2. Remove all cards labeled 2 and put on top of the 1’s, etc.

This defines the Inverse X shuffle. In the forward direction, we pick ${i_1, \ldots, i_n}$ with ${P(i_j = a) = x_a}$, independently. Standardize ${1, \ldots, n}$ in the following sense

$\displaystyle \begin{array}{cccccc} 1 & 2 & 3 & 4 & 5 & 6 \\ 3 & 1 & 1 & 4 & 3 & 1\end{array} \rightarrow \begin{array}{cccccc} 1 & 2 & 3 & 4 & 5 & 6 \\ 4 & 1 & 2 & 6 & 5 & 3\end{array} \ \ \ \ \ (44)$

i.e., put 1,2,3 in the positions of the three 1’s in left to right order, etc. The end result is a permutation, which is the result of one round of forward X shuffle, i.e., it gives the distribution of ${\omega^{-1}}$. This is clearly the inverse of the procedure described before.
This forward shuffle can be usefully alternatively described as follows: pick ${i_1, \ldots, i_n}$ as before. Remove the first ${a_1}$ cards of the lowest symbol and place it into pile ${1}$, next ${a_2}$ cards of the second lowest symbol and put in pile ${2}$, etc, then start dropping cards from these piles one by one according to the same rule as GSR. For fixed ${a_1, \ldots, a_l}$, the number of possible shuffle outcomes (of one round) is ${\binom{n}{a_1, \ldots, a_l}}$, because that’s how many ways of intermixing these symboled cards. Also this set of permutations forms the shortest (under inversion distance) length coset representations of ${S_{a_1} \times \ldots \times S_{a_k} \subset S_n}$ (it’s clear that two different shuffle outcomes lie in different cosets because their difference do not fixed the positions of the cards within each symbol class). To show X shuffling theory is the same as quasisymmetric function theory, Stanley proved the following

Theorem 14 Fix ${x_i \ge 0}$, with ${\sum x_i =1}$, then

$\displaystyle P_x(\omega) = L_{CO(\omega^{-1})} (x_1, \ldots, x_\infty). \ \ \ \ \ (45)$

where ${CO(\omega^{-1})}$ is the CO of the descent set of ${\omega^{-1}}$.

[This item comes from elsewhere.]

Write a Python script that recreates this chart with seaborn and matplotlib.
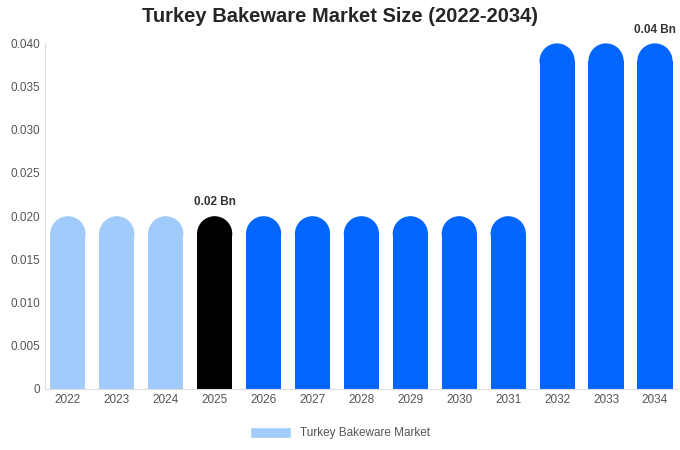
import matplotlib
matplotlib.use("Agg")
import matplotlib.pyplot as plt
import seaborn as sns
import pandas as pd
from matplotlib.patches import Ellipse, Patch

years = ["2022","2023","2024","2025","2026","2027","2028","2029","2030","2031","2032","2033","2034"]
values = [0.02]*10 + [0.04]*3
colors = ["#a0cbfa"]*3 + ["#000000"] + ["#0066ff"]*9
labels = {"2025": "0.02 Bn", "2034": "0.04 Bn"}

sns.set_theme(style="white")
plt.rcParams['font.family'] = ['Liberation Sans', 'DejaVu Sans']
fig = plt.figure(figsize=(6.8, 4.5), dpi=100)
ax = fig.add_axes([0.066, 0.1356, 0.931, 0.768])
df = pd.DataFrame({"year": years, "value": values})
sns.barplot(data=df, x="year", y="value", hue="year", palette=colors, legend=False,
            width=0.72, ax=ax, saturation=1)
ax.set_ylim(0, 0.04)
ax.set_xlim(-0.47, 12.47)
fig.canvas.draw()
# rounded tops
inv = ax.transData.inverted()
for p in list(ax.patches):
    x, w, h = p.get_x(), p.get_width(), p.get_height()
    wpx = ax.transData.transform((x + w, 0))[0] - ax.transData.transform((x, 0))[0]
    ry = inv.transform((0, ax.transData.transform((0, 0))[1] + wpx / 2))[1]
    p.set_height(h - ry)
    p.set_edgecolor("none")
    ax.add_patch(Ellipse((x + w / 2, h - ry), w, 2 * ry, facecolor=p.get_facecolor(), edgecolor="none"))
for i, y in enumerate(years):
    if y in labels:
        ax.text(i, values[i] + 0.0009, labels[y], ha="center", va="bottom", fontsize=8.5,
                fontweight="bold", color="#333333")
ax.set_yticks([0, 0.005, 0.01, 0.015, 0.02, 0.025, 0.03, 0.035, 0.04])
ax.set_yticklabels(["0", "0.005", "0.010", "0.015", "0.020", "0.025", "0.030", "0.035", "0.040"])
ax.tick_params(axis="both", labelsize=8.5, colors="#555555", length=0)
ax.set_xlabel(""); ax.set_ylabel("")
for s in ["top", "right"]:
    ax.spines[s].set_visible(False)
for s in ["left", "bottom"]:
    ax.spines[s].set_color("#dddddd"); ax.spines[s].set_linewidth(0.8)
fig.suptitle("Turkey Bakeware Market Size (2022-2034)", fontsize=14.5, fontweight="bold", y=0.985)
fig.legend(handles=[Patch(facecolor="#a0cbfa", label="Turkey Bakeware Market")],
           loc="lower center", bbox_to_anchor=(0.5, 0.0), frameon=False, fontsize=8.5,
           handlelength=3.5, handleheight=1.0, labelcolor="#555555")
fig.savefig("out.png", dpi=100)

Proof: Choose ${i_1, \ldots, i_n}$ independently with distribution given by the ${X_j}$‘s. Set ${a_j = i_{\omega^{-1}(j)}}$. If we write

$\displaystyle \begin{array}{ccc} \omega(1) & \ldots & \omega(n) \\ i_1 & \ldots & i_n \end{array} \ \ \ \ \ (46)$

then ${a_j}$ appears right below ${j}$ (check this for yourself).
Now using the standardizing interpretation of forward X shuffle, ${i_1, \ldots, i_n}$ standardizes to ${\omega}$ if and only if

1. ${a_1 \le a_2 \le \ldots \le a_n}$ and
2. ${a_j < a_{j+1}}$. for ${j \in \rm{Desc}(\omega^{-1})}$.

This takes some combinatorial thinking, first we have the following characterization of descent set of ${\omega^{-1}}$:

$\displaystyle \rm{Desc}(\omega^{-1}) = \{i: \text{ i+1 appears before i in } \omega\} \ \ \ \ \ (47)$

Basically a descent at ${j}$ indicates that ${a_{j+1}}$ will be mapped to ${j+1}$ but it appears before ${j}$ which ${a_j}$ gets mapped to. Thus if ${a_j}$ and ${a_{j+1}}$ have the same symbol, ${a_{j+1}}$ would get mapped to a number smaller than ${a_j}$ under standardization. So they must have different symbols. The first condition is clear because if ${a_1, \ldots, a_n}$ get mapped to ${1, \ldots, n}$ under standardization, they must be weakly increasing. This gives one direction of the above claim. The converse follows because all the ${a_i}$‘s of a particular symbol ${s}$ occur before the descent ${j}$ for which ${a_{j+1} > s}$; so procedurally it’s clear how the standardization of ${a_i}$‘s would look like.
The standardizations of some sequence ${a_1, \ldots, a_n}$ exhaust the possible outcomes of one X shuffle. For a particular sequence ${i_1, \ldots, i_n}$, its probability of being chosen is given by ${x_{a_1} \ldots x_{a_n}}$. Thus by the previous argument giving all sequences ${a_1, \ldots, a_n}$ that standardize to ${\omega}$,

$\displaystyle p_X(\omega) = \sum_{a_1 \le \ldots \le a_n: a_i < a_{i+1} \forall i \in D(\omega^{-1})} x_{a_1} \ldots x_{a_n}. \ \ \ \ \ (48)$

But this is just the definition of ${L_{CO(\omega^{-1})}(x_1, \ldots, x_\infty)}$. $\Box$

If we specialize to ${x_1 = x_2 = 1/2}$, then we get the usual GSR shuffle. More generally, if ${x_1 = \ldots = x_q = 1/q}$, we have

$\displaystyle P_q(\omega) = \frac{1}{q^n} \binom{q - \rm{Desc}(\omega) + n -1}{n} \ \ \ \ \ (49)$

If we let ${q \rightarrow \infty}$, we have

$\displaystyle \frac{1}{q^n} \frac{(q-D + n -1) \ldots (q- D + 1)}{n!} \rightarrow \frac{1}{n!}. \ \ \ \ \ (50)$

This is seen intuitively as follows: as ${q \rightarrow \infty}$, the chance that two ${a_i}$ are equal goes to ${0}$, then when doing the forward shuffling by dropping cards, we are essentially choosing a uniform ordering of ${1, \ldots, n}$.
Any formula involving ${P_q(\omega)}$ can be seen as a ${q}$-deformation of formula for the uniform measure.